The scope of the vendor of subsea production systems often includes instrumentation and other types of flow measuring devices. Typically these include pressure and temperature sensors on the subsea tree and digital interfaces to downhole equivalents. In addition to this are flow meters for the measurement of single and multiphase flow rates on the gathering and injection networks. Whilst these present the traditional solution to the matter of flow measurement, powerful software based solutions are available, but are often overlooked or ruled out in the initial field development. An example of a useful solution (along with traditional alternatives) is the virtual flow meter or software simulation defined in the American Petroleum Institute's (API) Recommended Practice 86 (2005), which is fast becoming much needed real-time operational tools. This paper will review the key principles of a virtual flow meter by synthesising some of the important findings of several published papers. A quantitative analysis of the cost of implementing the traditional methods of flow measurement will be presented, along with a qualitative assessment of their value.

The Challenge

Measuring multiphase flow rate in the case of production networks is not trivial. The challenge illustrated by Figure 1 is to measure water, gas and oil flow rates where the flow regime is changing and, quite often, the composition of the well varies or deteriorates to water over time. Accurate metering of flow rates and prediction of water breakthrough are important issues in offshore oil production (Melbø 2003). The multiphase flow rates can be found, for instance, from frequent well testing, multiphase flow meters or software simulations. Multiphase flow meters are expensive and so are single-well tests, especially in cases with long tiebacks. On the contrary, software simulations are cheap, they can be made accurate and simulations can usually be based on existing sensors. Also, software is easy to install, operate and maintain compared to hardware multiphase meters. (Fig. 1 is available in full paper)
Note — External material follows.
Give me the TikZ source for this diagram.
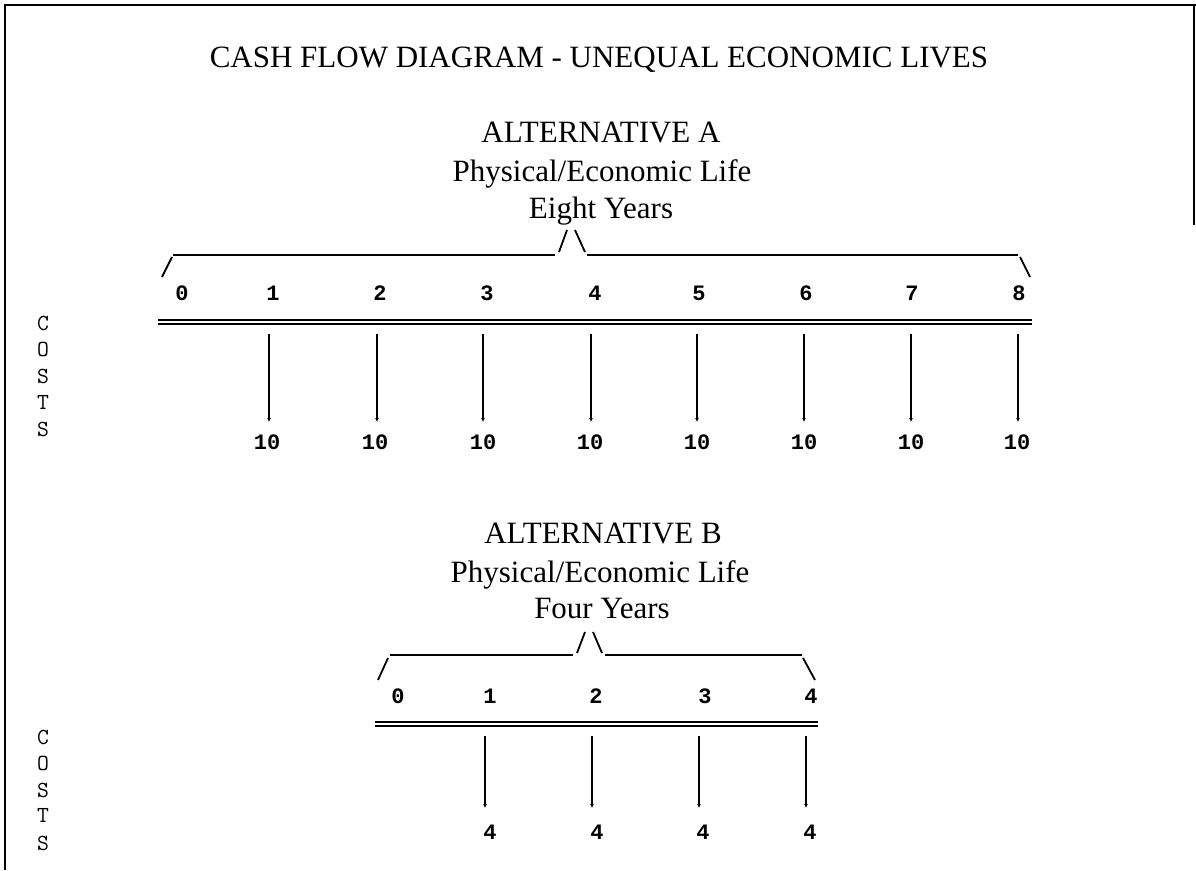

Long Tiebacks and Inaccurate Instrumentation

The offshore oil industry is facing a market where the number of brown fields is growing, and where more and more of the green fields are marginal fields. In addition, many of the new findings are in deep water. These facts all point in the direction of more production networks with long tiebacks, a stronger need for limiting the number of expensive well tests and a push towards minimising operating expenses (OPEX) in general. The need for reliable monitoring of the production from each well in a production network is therefore continuously increasing. Furthermore, reservoirs may have more than one owner, where the various owners may share the same infrastructure and production facilities. In such cases reliable production monitoring is of the utmost importance. A software system for flow rate estimation may satisfy the above needs. Software is relatively cheap, and both installation and usage can be made very easy. Furthermore, software is easily maintained and supervised remotely, whereas hardware "such as a multiphase flow meter" usually needs to be maintained on the site.